WORK TO BE COMPLETED: Beginning with the first line, set down every line through the one containing "9.5, 8.05, 33.4];", exactly as it appears, but not the pictures.

/---

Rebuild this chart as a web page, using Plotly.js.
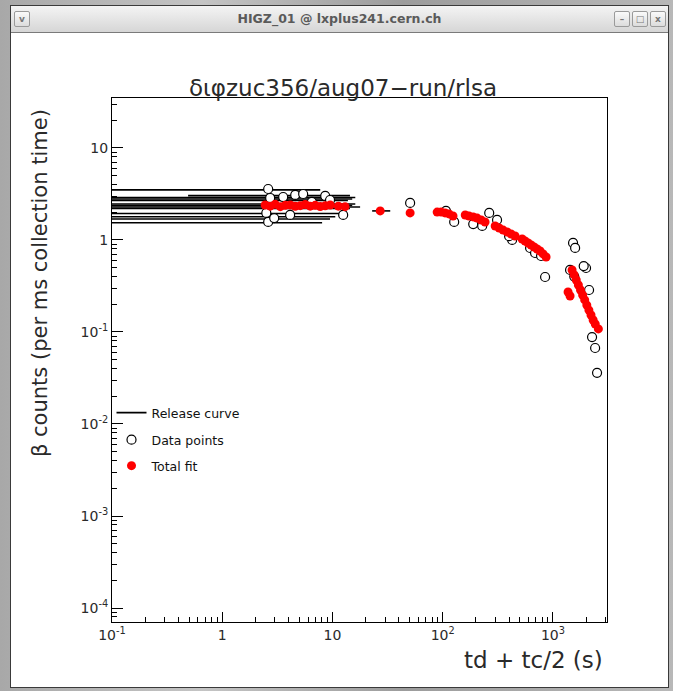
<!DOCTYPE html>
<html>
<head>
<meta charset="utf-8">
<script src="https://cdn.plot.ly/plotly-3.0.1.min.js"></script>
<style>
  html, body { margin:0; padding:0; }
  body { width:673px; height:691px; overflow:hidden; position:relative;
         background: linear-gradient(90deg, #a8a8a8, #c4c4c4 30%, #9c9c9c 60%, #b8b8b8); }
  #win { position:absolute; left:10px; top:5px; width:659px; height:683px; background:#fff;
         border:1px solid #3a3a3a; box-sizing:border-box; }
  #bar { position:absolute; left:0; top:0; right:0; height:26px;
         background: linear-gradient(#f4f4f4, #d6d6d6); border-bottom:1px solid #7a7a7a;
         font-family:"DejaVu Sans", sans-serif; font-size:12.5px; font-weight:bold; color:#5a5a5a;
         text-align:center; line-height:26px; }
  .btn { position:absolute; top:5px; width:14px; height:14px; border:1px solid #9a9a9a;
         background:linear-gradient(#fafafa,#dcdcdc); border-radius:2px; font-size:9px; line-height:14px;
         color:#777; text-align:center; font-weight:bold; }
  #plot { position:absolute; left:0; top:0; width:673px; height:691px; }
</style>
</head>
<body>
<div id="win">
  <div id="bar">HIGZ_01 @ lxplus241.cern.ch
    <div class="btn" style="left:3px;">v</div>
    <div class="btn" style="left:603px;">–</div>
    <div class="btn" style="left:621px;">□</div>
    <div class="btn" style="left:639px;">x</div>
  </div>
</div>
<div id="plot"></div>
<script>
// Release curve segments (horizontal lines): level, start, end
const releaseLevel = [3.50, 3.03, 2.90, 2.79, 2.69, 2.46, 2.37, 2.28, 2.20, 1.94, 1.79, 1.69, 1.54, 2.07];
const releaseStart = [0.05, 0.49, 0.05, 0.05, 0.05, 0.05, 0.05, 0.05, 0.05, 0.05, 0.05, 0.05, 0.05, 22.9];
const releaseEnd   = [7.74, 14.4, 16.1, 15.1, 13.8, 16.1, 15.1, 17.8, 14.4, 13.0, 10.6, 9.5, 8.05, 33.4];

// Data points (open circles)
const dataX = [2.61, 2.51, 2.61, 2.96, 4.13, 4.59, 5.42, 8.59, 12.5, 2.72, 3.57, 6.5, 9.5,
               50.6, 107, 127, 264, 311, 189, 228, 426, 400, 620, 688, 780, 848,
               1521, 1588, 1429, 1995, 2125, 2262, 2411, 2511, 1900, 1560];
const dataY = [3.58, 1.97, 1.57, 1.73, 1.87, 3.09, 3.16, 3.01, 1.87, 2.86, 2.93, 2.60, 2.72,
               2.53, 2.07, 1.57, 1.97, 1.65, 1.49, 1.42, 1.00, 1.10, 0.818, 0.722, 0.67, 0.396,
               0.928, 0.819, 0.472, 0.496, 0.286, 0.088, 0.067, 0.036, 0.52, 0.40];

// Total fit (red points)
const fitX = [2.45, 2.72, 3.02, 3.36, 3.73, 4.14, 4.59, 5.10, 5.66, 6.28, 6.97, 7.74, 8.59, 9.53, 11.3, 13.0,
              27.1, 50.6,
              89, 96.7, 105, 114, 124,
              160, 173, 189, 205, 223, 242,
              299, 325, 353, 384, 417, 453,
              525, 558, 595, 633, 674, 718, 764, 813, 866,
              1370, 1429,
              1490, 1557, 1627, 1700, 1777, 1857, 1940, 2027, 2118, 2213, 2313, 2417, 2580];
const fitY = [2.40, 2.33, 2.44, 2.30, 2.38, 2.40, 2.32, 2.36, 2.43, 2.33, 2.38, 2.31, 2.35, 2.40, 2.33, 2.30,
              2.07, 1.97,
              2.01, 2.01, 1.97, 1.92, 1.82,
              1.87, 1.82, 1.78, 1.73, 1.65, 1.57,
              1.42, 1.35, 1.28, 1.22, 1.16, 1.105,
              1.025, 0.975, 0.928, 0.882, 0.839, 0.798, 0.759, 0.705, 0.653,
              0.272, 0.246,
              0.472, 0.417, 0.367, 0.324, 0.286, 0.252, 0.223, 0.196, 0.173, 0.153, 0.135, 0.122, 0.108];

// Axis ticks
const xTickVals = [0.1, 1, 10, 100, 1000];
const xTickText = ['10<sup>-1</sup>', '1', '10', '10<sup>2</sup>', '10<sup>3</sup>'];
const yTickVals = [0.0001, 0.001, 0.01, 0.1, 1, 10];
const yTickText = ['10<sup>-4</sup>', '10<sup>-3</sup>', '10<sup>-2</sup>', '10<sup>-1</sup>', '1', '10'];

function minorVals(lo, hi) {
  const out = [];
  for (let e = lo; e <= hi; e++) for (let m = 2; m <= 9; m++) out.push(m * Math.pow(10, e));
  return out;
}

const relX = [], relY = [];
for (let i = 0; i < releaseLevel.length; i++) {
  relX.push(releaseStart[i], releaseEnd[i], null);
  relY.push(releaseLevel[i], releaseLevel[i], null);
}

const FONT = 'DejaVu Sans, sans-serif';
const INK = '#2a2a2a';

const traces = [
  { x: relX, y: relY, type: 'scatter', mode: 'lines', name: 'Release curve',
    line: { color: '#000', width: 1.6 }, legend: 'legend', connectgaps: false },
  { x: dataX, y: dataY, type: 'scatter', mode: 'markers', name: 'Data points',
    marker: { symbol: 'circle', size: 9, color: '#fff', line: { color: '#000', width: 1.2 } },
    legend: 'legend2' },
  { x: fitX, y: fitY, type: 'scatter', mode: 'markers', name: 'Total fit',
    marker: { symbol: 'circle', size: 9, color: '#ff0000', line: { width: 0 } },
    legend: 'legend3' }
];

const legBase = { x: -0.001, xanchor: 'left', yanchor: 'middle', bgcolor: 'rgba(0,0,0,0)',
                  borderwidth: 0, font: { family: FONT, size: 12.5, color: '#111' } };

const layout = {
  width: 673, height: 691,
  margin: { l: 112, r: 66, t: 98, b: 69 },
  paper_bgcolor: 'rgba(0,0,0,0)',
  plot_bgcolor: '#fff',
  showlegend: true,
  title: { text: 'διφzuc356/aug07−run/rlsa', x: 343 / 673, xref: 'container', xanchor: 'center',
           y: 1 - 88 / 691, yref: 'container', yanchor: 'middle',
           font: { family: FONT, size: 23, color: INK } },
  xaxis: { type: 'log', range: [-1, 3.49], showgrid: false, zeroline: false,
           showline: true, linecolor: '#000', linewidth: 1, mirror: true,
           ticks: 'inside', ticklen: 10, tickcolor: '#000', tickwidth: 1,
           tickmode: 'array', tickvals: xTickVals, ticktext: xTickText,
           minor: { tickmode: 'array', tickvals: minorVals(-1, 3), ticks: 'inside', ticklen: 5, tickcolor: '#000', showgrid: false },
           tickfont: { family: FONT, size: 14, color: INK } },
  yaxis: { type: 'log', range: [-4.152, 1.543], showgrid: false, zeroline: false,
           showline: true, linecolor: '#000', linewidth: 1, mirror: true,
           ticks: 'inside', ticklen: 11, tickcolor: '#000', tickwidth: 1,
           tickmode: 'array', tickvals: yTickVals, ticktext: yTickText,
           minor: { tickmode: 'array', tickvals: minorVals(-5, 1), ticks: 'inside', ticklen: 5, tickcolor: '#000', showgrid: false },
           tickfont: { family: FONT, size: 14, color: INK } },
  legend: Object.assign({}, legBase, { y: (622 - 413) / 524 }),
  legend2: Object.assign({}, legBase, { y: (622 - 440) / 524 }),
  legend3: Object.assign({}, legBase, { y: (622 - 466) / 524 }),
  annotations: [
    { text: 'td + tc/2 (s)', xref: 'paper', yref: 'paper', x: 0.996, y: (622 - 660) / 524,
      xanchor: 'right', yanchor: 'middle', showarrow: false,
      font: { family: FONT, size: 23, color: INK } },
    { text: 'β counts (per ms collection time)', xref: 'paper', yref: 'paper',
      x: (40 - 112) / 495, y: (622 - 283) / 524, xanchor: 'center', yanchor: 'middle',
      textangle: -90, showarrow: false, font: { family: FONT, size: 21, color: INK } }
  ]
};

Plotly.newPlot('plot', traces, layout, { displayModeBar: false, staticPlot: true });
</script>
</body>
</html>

\---

THE RESPONSE:
Rebuild this chart as a web page, using Plotly.js.
<!DOCTYPE html>
<html>
<head>
<meta charset="utf-8">
<script src="https://cdn.plot.ly/plotly-3.0.1.min.js"></script>
<style>
  html, body { margin:0; padding:0; }
  body { width:673px; height:691px; overflow:hidden; position:relative;
         background: linear-gradient(90deg, #a8a8a8, #c4c4c4 30%, #9c9c9c 60%, #b8b8b8); }
  #win { position:absolute; left:10px; top:5px; width:659px; height:683px; background:#fff;
         border:1px solid #3a3a3a; box-sizing:border-box; }
  #bar { position:absolute; left:0; top:0; right:0; height:26px;
         background: linear-gradient(#f4f4f4, #d6d6d6); border-bottom:1px solid #7a7a7a;
         font-family:"DejaVu Sans", sans-serif; font-size:12.5px; font-weight:bold; color:#5a5a5a;
         text-align:center; line-height:26px; }
  .btn { position:absolute; top:5px; width:14px; height:14px; border:1px solid #9a9a9a;
         background:linear-gradient(#fafafa,#dcdcdc); border-radius:2px; font-size:9px; line-height:14px;
         color:#777; text-align:center; font-weight:bold; }
  #plot { position:absolute; left:0; top:0; width:673px; height:691px; }
</style>
</head>
<body>
<div id="win">
  <div id="bar">HIGZ_01 @ lxplus241.cern.ch
    <div class="btn" style="left:3px;">v</div>
    <div class="btn" style="left:603px;">–</div>
    <div class="btn" style="left:621px;">□</div>
    <div class="btn" style="left:639px;">x</div>
  </div>
</div>
<div id="plot"></div>
<script>
// Release curve segments (horizontal lines): level, start, end
const releaseLevel = [3.50, 3.03, 2.90, 2.79, 2.69, 2.46, 2.37, 2.28, 2.20, 1.94, 1.79, 1.69, 1.54, 2.07];
const releaseStart = [0.05, 0.49, 0.05, 0.05, 0.05, 0.05, 0.05, 0.05, 0.05, 0.05, 0.05, 0.05, 0.05, 22.9];
const releaseEnd   = [7.74, 14.4, 16.1, 15.1, 13.8, 16.1, 15.1, 17.8, 14.4, 13.0, 10.6, 9.5, 8.05, 33.4];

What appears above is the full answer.